Kışa hazırlık ve koruma
İmparator ağacı gençken dona karşı oldukça hassastır ve bu nedenle kışa hazırlık, bakım rutininin kritik bir parçasıdır. Özellikle ilk iki veya üç kış boyunca, genç fidanların soğuktan korunması gerekir. Kış gelmeden önce, ağacın kök bölgesini kalın bir malç tabakasıyla (yaklaşık 10-15 cm) örtmek, toprağın donmasını önler ve kökleri korur. Saman, kuru yapraklar veya ağaç kabuğu bu iş için ideal malzemelerdir. Malç, gövdeye doğrudan temas etmemelidir, çünkü bu, nemin birikmesine ve çürümeye neden olabilir.
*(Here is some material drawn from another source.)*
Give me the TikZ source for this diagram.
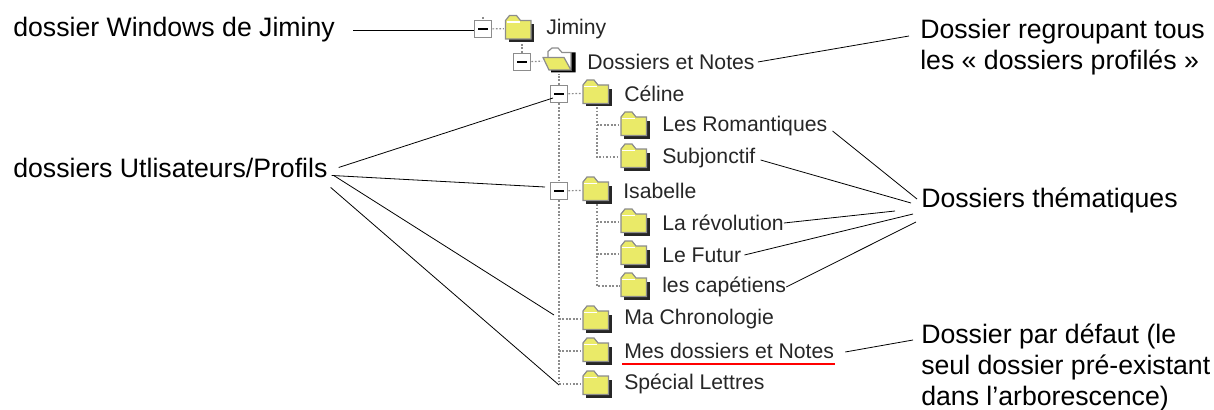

Genç ağacın gövdesini ve ana dallarını korumak için ek önlemler almak da faydalı olabilir. Gövdeyi don örtüsü, çuval bezi veya özel ağaç sargıları ile sarmak, ani sıcaklık düşüşlerinin neden olabileceği don çatlaklarını önleyebilir. Bu sargı, ilkbaharda don tehlikesi tamamen ortadan kalktığında çıkarılmalıdır, aksi takdirde hastalık ve zararlılar için bir barınak haline gelebilir. Özellikle rüzgarlı bölgelerde, ağacın etrafına geçici bir rüzgar kırıcı (örneğin, bir paravan veya çit) kurmak da soğuk rüzgarların kurutucu etkisini azaltarak ağacı korur.
Sonbaharda bakım rutininin ayarlanması, ağacın kışa hazırlanmasına yardımcı olur. Büyüme sezonunun sonuna doğru, özellikle azot içeriği yüksek gübrelerden kaçınılmalıdır. Azot, yeni ve taze sürgünlerin büyümesini teşvik eder, ancak bu sürgünler kış donlarına karşı çok hassas olur ve kolayca zarar görür. Bunun yerine, sonbaharda potasyum açısından zengin bir gübre uygulamak, ağacın dokularının sertleşmesine ve kışa karşı direncini artırmasına yardımcı olabilir. Ayrıca, sonbaharda sulamayı kademeli olarak azaltmak, ağacın dinlenme dönemine (dormansi) girmesini teşvik eder.
Yetişkin imparator ağaçları genellikle daha dayanıklıdır ve çoğu iklimde özel bir kış korumasına ihtiyaç duymazlar. Ancak, olağandışı derecede sert geçmesi beklenen kışlarda veya türün dayanıklılık sınırlarında bir bölgede yaşıyorsanız, yetişkin ağaçların kök bölgesini malçlamak yine de iyi bir fikirdir. Kış aylarında yağan ağır kar, dalların üzerinde birikerek kırılmalara neden olabilir. Mümkünse, özellikle ıslak ve ağır kar yağışından sonra dallardaki karı nazikçe temizlemek, bu tür hasarları önleyebilir. Kış boyunca ağacı gözlemlemek ve herhangi bir hasarı ilkbaharda budayarak temizlemek, ağacın sağlığını korumak için önemlidir.